I can identify at least five types. Leaves on the decking in my backyard (disclaimer: not pictured). It’s one of those wild mid-November days when flying golden leaves make me think of the tornado scene from The Wizard of Oz – flying leaves, flying furniture, flying old ladies on bicycles who turn into witches. Only that was black and white.
Silver birch (bottom of neighbours’ garden [neighbours who by some quirk of Victorian development are the only ones in the block of terraces to have a garden]), lime (come over the roofs from the row along the edge of the busway), hawthorn (ditto, or from the mystery field at the far corner of the terraces [dog walker heaven, full of shit, lined by plum trees that bear small but sweet orange fruits in late July]), sycamore (edges of same field, or small specimens along the hedge next to the limes) and oak. Oak? No idea. I’ll have to go and find it sometime; I didn’t know we had any nearby, but with this gale it could have travelled. Despite living in one of the North West’s reputedly shittier towns, I’m happy to report there are quite a few trees in the area along with quite a few patches of greenness, some of them officially sanctioned parks, some of them mysterious patches of grass and shrub and plum trees. The boy and I even realised there was a tulip tree on our walk into town the other day. We hadn’t realised until we saw its autumn leaves scattered across a flight of steps. And we only know it’s a tulip because of the wildlife club at a nearby museum where the boy had made a leaf-identification book a couple of months ago.
The tea must be brewed now. Yes, all of this has been flitting through my head while I waited for a cuppa to brew. Perhaps that’s why I’m known for my strong tea. Colleagues at my last job had a mug made for me when I left that read: Stewed not Brewed. I chipped the edge of it in the kitchen at my current job last week.
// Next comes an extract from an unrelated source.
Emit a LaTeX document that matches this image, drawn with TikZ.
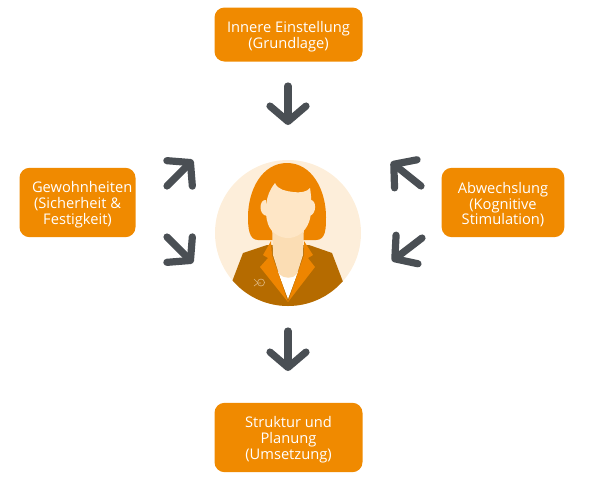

Today, I called in sick. Cue many thoughts about whether I really am sick. It’s not that I feel particularly guilty (sure, you reply, that’s why you have to point it out like that). It’s that I worry too much about what people think of me. And the thought that they’re thinking I’m the sort of person who calls in sick with a cold is too much for my psyche to bear. So I justify myself to nobody, in my head. Then I decide, completely on a whim, to start writing this diary. Subconsciously, I’m probably doing it just so that I can explain to the computer screen and you, my imaginary reader, that I really am sick. It’s not just my normal winter cold; it’s a cough and cold on top of a cold. I spend September to March every year either having a cold, developing a cold or trying to get over a cold. I’ve had dodgy sinuses all my life. Apparently, this is why I feel tired all the time – even when I’m asleep I get very little deep sleep. Doctor’s suggested solution: stick my head over a bowl of steaming water five times a day. Sure, doc, cos it’s not like I have a job, or a life. Anyway, I tried it when I had a few days off. Sinuses cleared a little from their baseline state for about twenty minutes each time then back to their usual state.
Cue another thought: Why did I write a job or a life? Why do we have to treat the two as separate, as if life is something that happens only after 6pm or crammed into the weekend? More on that and my perpetual search for the point of it all another time.
My tea is nearly drunk. I might go straight onto another mug. I went back to sleep this morning at 9.30 and woke up again at 1.30pm, which means I have a lot of tea drinking to catch up on. It’s going dark now (3.45pm) and I’m caught between the desire to rush out into the weather to get some fresh air – a phrase that carries vast meaning in my life associated with my uber desire to run away from it all to the mountains – and the desire to wrap up in a blanket, drink hot chocolate, pluck another book from the shelf and hibernate. So I’ll do what I always do when I can’t make a decision, or I know there’s some task that needs doing but I’ve overthought it into some mammoth undertaking: make another cuppa.